Le silence de la mule

Que dire? D’abord, que je n’avais pas envie de lire Le silence de la Mule de Gilbert Bordes. Pas du tout. Ensuite, que malgré que ce soit bourré de clichés, ça se lit tout seul. Je ne sais pas ce qu’il y a là-dedans qui fait qu’en bout de ligne, ça ne nous déplait quand même pas de continuer.

La Mule, c’est une sourde-muette sur qui tout le monde est passé. Elle s’appelle Jeanne. Petite, elle a habité le moulin du Gué, car sa mère y travaillait pour le vieux Paul Rolandier, le propriétaire. Il avait pris l’enfant en affection, et celle-ci le suivait partout comme un petit animal. Quand le moulin a brulé avec l’homme, sa mère a trouvé un nouvel emploi au château de l’Étanchade, chez M. Henri, qui a promis de garder la jeune fille à la mort de la mère. Il l’a gardée, mais il n’a pas veillé sur elle, tout le monde en a abusé.

Quand Antoine, le dernier des Rolandier, le petit-fils de Paul enlevé par sa mère à trois ans, revient, des années plus tard, après la Deuxième Guerre, dans le but de reconstruire le moulin, il va à la rencontre de Jeanne qui, seule, doit savoir où se cache la fortune de son grand-père…

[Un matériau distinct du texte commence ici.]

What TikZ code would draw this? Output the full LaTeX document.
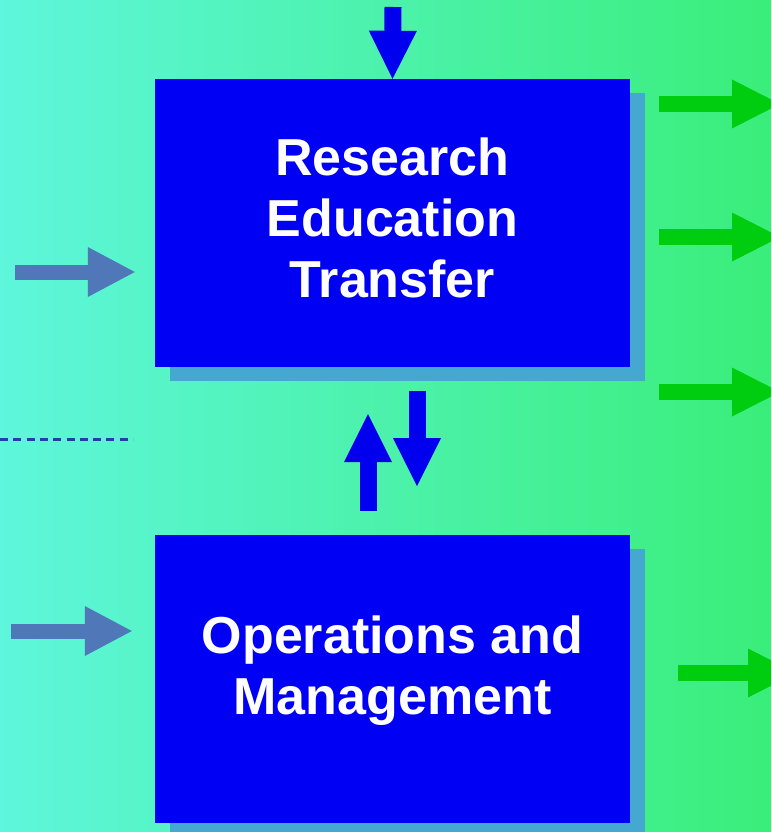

Le silence de la mule Gilbert Bordes Sourd

Il lui apprendra à lire sur les lèvres et à écrire. L’idée est bonne et humanise la sourde, mais la rapidité avec laquelle elle passe du statut d’“animal” (on la définit ainsi dans le texte) à celui de femme n’est pas tout à fait réaliste. Puis, pour avoir fait quelques lectures sur le sujet, je doute qu’elle ait pu devenir si tard si habile. Sacks explique comment les concepts de question ou d’abstraction, par exemple, peuvent échapper à qui n’a pas appris tôt le langage.

Le silence de la mule repose sur des mécanismes simples: clichés, archétypes et stéréotypes. Les émotions sont dites plutôt que suggérées, on prend le lecteur par la main, ce qui enlève de la profondeur aux personnages.

“Louise avait une fille sourde et muette, Jeanne, une petite brune maigrichonne aux grands yeux noirs. La pauvrette vivait dans l’ombre de sa mère, ne la lâchant pas et jetant autour d’elle des regards craintifs. Son silence faisait mal; quand elle ouvrait la bouche, on s’attendait à l’entendre parler, mais il ne sortait que du vent de ses deux lèvres qui ne bougeaient pas comme des lèvres de petite fille. Elle ne riait pas et chacun se demandait ce qui pouvait bien se passer dans cette tête d’enfant à qui Dieu avait refusé la parole.” (p. 14, je souligne)

“Elle état bien faite, mais ce n’était pas sa beauté qui retenait M. Henri, c’était une impression curieuse, comme un détachement de ce qui l’entourait. Ses grands yeux noirs et mystérieux ne s’arrêtaient sur rien, et les mouvements de sa bouche ne semblaient pas faits pour exprimer des mots.” (p. 22, je souligne)

Voilà qui témoigne d’une figure de sourd qui, en plus de ne pas être complètement réaliste, se veut symbole de la victime. Certes, plus l’histoire avance, plus Jeanne s’en sort, ce qui peut être un bel éloge à son humanité, mais le narrateur continue de l’appeler “l’infirme” et à la fin de l’histoire, elle n’est toujours pas reconnue comme une femme à part entière. Compte tenu du style du roman (cliché et archétypé), cette fin m’est apparue comme une morale dérangeante, en plus que Dieu se met de la partie de plus en plus. Il faut le savoir, Dieu m’horripile…

“Elle pouvait ainsi s’échapper de temps en temps pour s’essuyer les yeux et voulait rester à la place que Dieu lui avait dévolue, celle d’une servante.” (p. 268)

Je comprends que l’histoire de Le silence de la mule se passe dans l’après Deuxième Guerre mondiale, mais quand même, le livre est paru en 2001. J’ai du mal ici à faire la distinction auteur, narrateur et personnage: partagent-ils tous une telle pensée discriminante?

Quoi qu’il en soit, Jeanne, personnage sourd, et au cœur de cette histoire et, malgré mes désaccords, je crois que Gilbert Bordes a voulu en faire un personnage fort et démystifier un peu ce qu’est la surdité: le sourd n’a pas à être un animal, il peut apprendre. En ce sens, c’est très positif. Donc, même si je ne crois pas toujours que les pensées de Jeanne soient réalistes, et que la narration mentionne parfois des sons alors qu’elle est focalisée sur Jeanne, je peux dire que le livre était moins pire que je ne le pensais.

BORDES, Gilbert. Le silence de la mule, Pocket, Paris, 2004, 288 p.